Written problem: Copy all of the material word for word, except for the pictures.

--*--

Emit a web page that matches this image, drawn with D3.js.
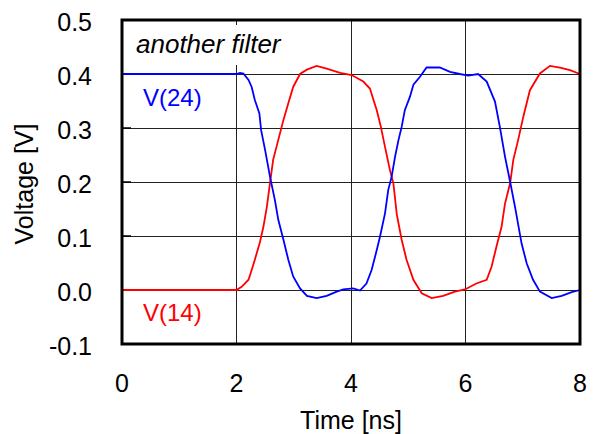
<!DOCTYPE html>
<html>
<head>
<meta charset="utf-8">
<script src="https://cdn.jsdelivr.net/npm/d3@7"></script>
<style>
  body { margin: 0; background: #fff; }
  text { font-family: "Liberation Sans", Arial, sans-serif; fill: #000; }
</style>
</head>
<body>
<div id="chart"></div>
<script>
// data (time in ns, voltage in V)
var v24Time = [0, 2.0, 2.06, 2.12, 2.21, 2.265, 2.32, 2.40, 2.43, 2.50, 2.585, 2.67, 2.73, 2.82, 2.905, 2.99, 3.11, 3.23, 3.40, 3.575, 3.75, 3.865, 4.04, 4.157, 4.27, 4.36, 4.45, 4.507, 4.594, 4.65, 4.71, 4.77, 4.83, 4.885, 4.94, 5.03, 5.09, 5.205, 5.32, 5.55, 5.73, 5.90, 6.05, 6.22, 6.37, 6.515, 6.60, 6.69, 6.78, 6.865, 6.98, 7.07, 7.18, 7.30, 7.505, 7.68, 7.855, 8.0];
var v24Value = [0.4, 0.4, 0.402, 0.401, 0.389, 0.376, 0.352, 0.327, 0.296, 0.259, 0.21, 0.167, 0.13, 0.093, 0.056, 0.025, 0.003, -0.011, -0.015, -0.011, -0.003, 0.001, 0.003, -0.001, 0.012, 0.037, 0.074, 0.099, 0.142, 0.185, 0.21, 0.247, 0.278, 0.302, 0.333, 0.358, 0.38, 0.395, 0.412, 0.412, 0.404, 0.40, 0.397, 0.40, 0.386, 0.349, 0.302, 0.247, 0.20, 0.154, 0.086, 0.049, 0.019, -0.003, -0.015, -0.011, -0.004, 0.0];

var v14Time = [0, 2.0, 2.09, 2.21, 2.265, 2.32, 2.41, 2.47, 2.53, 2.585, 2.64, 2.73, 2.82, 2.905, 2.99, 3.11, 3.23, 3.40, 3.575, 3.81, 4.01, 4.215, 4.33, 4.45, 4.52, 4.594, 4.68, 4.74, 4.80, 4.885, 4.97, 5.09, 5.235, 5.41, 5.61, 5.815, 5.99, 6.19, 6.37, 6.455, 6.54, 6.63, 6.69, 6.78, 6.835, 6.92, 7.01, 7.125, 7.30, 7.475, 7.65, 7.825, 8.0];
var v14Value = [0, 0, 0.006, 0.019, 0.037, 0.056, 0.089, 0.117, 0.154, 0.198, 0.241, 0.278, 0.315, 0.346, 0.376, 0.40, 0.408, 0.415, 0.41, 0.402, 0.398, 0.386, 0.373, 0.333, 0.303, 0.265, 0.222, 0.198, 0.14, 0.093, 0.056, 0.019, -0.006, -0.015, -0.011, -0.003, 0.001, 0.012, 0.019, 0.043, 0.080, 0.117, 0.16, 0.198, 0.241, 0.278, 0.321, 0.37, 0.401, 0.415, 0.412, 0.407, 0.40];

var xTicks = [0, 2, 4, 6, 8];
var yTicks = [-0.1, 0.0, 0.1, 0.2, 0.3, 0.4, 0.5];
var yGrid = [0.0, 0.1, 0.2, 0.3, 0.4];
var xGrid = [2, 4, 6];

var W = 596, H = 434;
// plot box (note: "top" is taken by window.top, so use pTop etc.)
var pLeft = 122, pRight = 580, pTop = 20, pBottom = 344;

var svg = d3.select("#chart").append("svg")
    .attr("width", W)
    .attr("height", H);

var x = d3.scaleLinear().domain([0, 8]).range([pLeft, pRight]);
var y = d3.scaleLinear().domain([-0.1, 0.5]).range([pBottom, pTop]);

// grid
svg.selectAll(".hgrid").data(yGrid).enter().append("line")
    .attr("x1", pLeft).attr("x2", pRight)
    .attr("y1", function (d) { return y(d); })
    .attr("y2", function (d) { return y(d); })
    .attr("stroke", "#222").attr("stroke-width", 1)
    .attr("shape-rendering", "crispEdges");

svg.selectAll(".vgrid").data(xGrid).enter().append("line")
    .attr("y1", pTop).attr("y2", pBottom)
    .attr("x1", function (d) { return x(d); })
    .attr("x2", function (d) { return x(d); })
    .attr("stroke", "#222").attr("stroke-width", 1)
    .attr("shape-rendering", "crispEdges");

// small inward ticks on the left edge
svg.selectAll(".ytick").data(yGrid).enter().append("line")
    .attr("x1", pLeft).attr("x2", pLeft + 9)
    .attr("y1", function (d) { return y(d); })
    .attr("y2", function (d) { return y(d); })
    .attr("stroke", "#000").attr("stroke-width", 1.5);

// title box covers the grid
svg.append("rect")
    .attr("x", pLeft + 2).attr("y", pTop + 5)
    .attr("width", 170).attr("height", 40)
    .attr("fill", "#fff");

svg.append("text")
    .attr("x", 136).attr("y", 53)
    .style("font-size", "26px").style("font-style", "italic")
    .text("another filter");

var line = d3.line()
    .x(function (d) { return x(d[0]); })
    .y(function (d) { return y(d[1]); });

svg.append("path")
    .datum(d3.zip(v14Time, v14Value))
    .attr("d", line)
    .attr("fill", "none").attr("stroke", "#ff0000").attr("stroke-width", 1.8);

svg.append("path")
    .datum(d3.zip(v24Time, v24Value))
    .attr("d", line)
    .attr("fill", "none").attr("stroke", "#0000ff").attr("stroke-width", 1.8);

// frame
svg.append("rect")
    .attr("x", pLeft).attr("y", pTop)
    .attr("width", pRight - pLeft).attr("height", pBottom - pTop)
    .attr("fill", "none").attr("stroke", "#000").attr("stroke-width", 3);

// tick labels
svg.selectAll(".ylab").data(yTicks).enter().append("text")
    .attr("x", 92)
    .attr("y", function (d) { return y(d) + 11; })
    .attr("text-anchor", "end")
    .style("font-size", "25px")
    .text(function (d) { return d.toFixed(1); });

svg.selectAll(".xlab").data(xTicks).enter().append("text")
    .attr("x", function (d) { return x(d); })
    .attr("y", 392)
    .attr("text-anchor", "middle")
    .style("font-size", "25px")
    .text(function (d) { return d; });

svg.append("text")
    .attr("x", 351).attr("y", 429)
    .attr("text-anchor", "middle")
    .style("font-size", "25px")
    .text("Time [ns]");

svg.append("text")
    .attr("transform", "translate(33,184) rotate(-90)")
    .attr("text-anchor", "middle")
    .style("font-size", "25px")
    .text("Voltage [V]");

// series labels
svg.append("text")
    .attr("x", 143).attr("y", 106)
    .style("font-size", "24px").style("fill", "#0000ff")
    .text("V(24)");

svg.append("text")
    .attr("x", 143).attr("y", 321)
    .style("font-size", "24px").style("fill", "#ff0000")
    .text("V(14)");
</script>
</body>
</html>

--*--

Task output:
Emit a web page that matches this image, drawn with D3.js.
<!DOCTYPE html>
<html>
<head>
<meta charset="utf-8">
<script src="https://cdn.jsdelivr.net/npm/d3@7"></script>
<style>
  body { margin: 0; background: #fff; }
  text { font-family: "Liberation Sans", Arial, sans-serif; fill: #000; }
</style>
</head>
<body>
<div id="chart"></div>
<script>
// data (time in ns, voltage in V)
var v24Time = [0, 2.0, 2.06, 2.12, 2.21, 2.265, 2.32, 2.40, 2.43, 2.50, 2.585, 2.67, 2.73, 2.82, 2.905, 2.99, 3.11, 3.23, 3.40, 3.575, 3.75, 3.865, 4.04, 4.157, 4.27, 4.36, 4.45, 4.507, 4.594, 4.65, 4.71, 4.77, 4.83, 4.885, 4.94, 5.03, 5.09, 5.205, 5.32, 5.55, 5.73, 5.90, 6.05, 6.22, 6.37, 6.515, 6.60, 6.69, 6.78, 6.865, 6.98, 7.07, 7.18, 7.30, 7.505, 7.68, 7.855, 8.0];
var v24Value = [0.4, 0.4, 0.402, 0.401, 0.389, 0.376, 0.352, 0.327, 0.296, 0.259, 0.21, 0.167, 0.13, 0.093, 0.056, 0.025, 0.003, -0.011, -0.015, -0.011, -0.003, 0.001, 0.003, -0.001, 0.012, 0.037, 0.074, 0.099, 0.142, 0.185, 0.21, 0.247, 0.278, 0.302, 0.333, 0.358, 0.38, 0.395, 0.412, 0.412, 0.404, 0.40, 0.397, 0.40, 0.386, 0.349, 0.302, 0.247, 0.20, 0.154, 0.086, 0.049, 0.019, -0.003, -0.015, -0.011, -0.004, 0.0];

var v14Time = [0, 2.0, 2.09, 2.21, 2.265, 2.32, 2.41, 2.47, 2.53, 2.585, 2.64, 2.73, 2.82, 2.905, 2.99, 3.11, 3.23, 3.40, 3.575, 3.81, 4.01, 4.215, 4.33, 4.45, 4.52, 4.594, 4.68, 4.74, 4.80, 4.885, 4.97, 5.09, 5.235, 5.41, 5.61, 5.815, 5.99, 6.19, 6.37, 6.455, 6.54, 6.63, 6.69, 6.78, 6.835, 6.92, 7.01, 7.125, 7.30, 7.475, 7.65, 7.825, 8.0];
var v14Value = [0, 0, 0.006, 0.019, 0.037, 0.056, 0.089, 0.117, 0.154, 0.198, 0.241, 0.278, 0.315, 0.346, 0.376, 0.40, 0.408, 0.415, 0.41, 0.402, 0.398, 0.386, 0.373, 0.333, 0.303, 0.265, 0.222, 0.198, 0.14, 0.093, 0.056, 0.019, -0.006, -0.015, -0.011, -0.003, 0.001, 0.012, 0.019, 0.043, 0.080, 0.117, 0.16, 0.198, 0.241, 0.278, 0.321, 0.37, 0.401, 0.415, 0.412, 0.407, 0.40];

var xTicks = [0, 2, 4, 6, 8];
var yTicks = [-0.1, 0.0, 0.1, 0.2, 0.3, 0.4, 0.5];
var yGrid = [0.0, 0.1, 0.2, 0.3, 0.4];
var xGrid = [2, 4, 6];

var W = 596, H = 434;
// plot box (note: "top" is taken by window.top, so use pTop etc.)
var pLeft = 122, pRight = 580, pTop = 20, pBottom = 344;

var svg = d3.select("#chart").append("svg")
    .attr("width", W)
    .attr("height", H);

var x = d3.scaleLinear().domain([0, 8]).range([pLeft, pRight]);
var y = d3.scaleLinear().domain([-0.1, 0.5]).range([pBottom, pTop]);

// grid
svg.selectAll(".hgrid").data(yGrid).enter().append("line")
    .attr("x1", pLeft).attr("x2", pRight)
    .attr("y1", function (d) { return y(d); })
    .attr("y2", function (d) { return y(d); })
    .attr("stroke", "#222").attr("stroke-width", 1)
    .attr("shape-rendering", "crispEdges");

svg.selectAll(".vgrid").data(xGrid).enter().append("line")
    .attr("y1", pTop).attr("y2", pBottom)
    .attr("x1", function (d) { return x(d); })
    .attr("x2", function (d) { return x(d); })
    .attr("stroke", "#222").attr("stroke-width", 1)
    .attr("shape-rendering", "crispEdges");

// small inward ticks on the left edge
svg.selectAll(".ytick").data(yGrid).enter().append("line")
    .attr("x1", pLeft).attr("x2", pLeft + 9)
    .attr("y1", function (d) { return y(d); })
    .attr("y2", function (d) { return y(d); })
    .attr("stroke", "#000").attr("stroke-width", 1.5);

// title box covers the grid
svg.append("rect")
    .attr("x", pLeft + 2).attr("y", pTop + 5)
    .attr("width", 170).attr("height", 40)
    .attr("fill", "#fff");

svg.append("text")
    .attr("x", 136).attr("y", 53)
    .style("font-size", "26px").style("font-style", "italic")
    .text("another filter");

var line = d3.line()
    .x(function (d) { return x(d[0]); })
    .y(function (d) { return y(d[1]); });

svg.append("path")
    .datum(d3.zip(v14Time, v14Value))
    .attr("d", line)
    .attr("fill", "none").attr("stroke", "#ff0000").attr("stroke-width", 1.8);

svg.append("path")
    .datum(d3.zip(v24Time, v24Value))
    .attr("d", line)
    .attr("fill", "none").attr("stroke", "#0000ff").attr("stroke-width", 1.8);

// frame
svg.append("rect")
    .attr("x", pLeft).attr("y", pTop)
    .attr("width", pRight - pLeft).attr("height", pBottom - pTop)
    .attr("fill", "none").attr("stroke", "#000").attr("stroke-width", 3);

// tick labels
svg.selectAll(".ylab").data(yTicks).enter().append("text")
    .attr("x", 92)
    .attr("y", function (d) { return y(d) + 11; })
    .attr("text-anchor", "end")
    .style("font-size", "25px")
    .text(function (d) { return d.toFixed(1); });

svg.selectAll(".xlab").data(xTicks).enter().append("text")
    .attr("x", function (d) { return x(d); })
    .attr("y", 392)
    .attr("text-anchor", "middle")
    .style("font-size", "25px")
    .text(function (d) { return d; });

svg.append("text")
    .attr("x", 351).attr("y", 429)
    .attr("text-anchor", "middle")
    .style("font-size", "25px")
    .text("Time [ns]");

svg.append("text")
    .attr("transform", "translate(33,184) rotate(-90)")
    .attr("text-anchor", "middle")
    .style("font-size", "25px")
    .text("Voltage [V]");

// series labels
svg.append("text")
    .attr("x", 143).attr("y", 106)
    .style("font-size", "24px").style("fill", "#0000ff")
    .text("V(24)");

svg.append("text")
    .attr("x", 143).attr("y", 321)
    .style("font-size", "24px").style("fill", "#ff0000")
    .text("V(14)");
</script>
</body>
</html>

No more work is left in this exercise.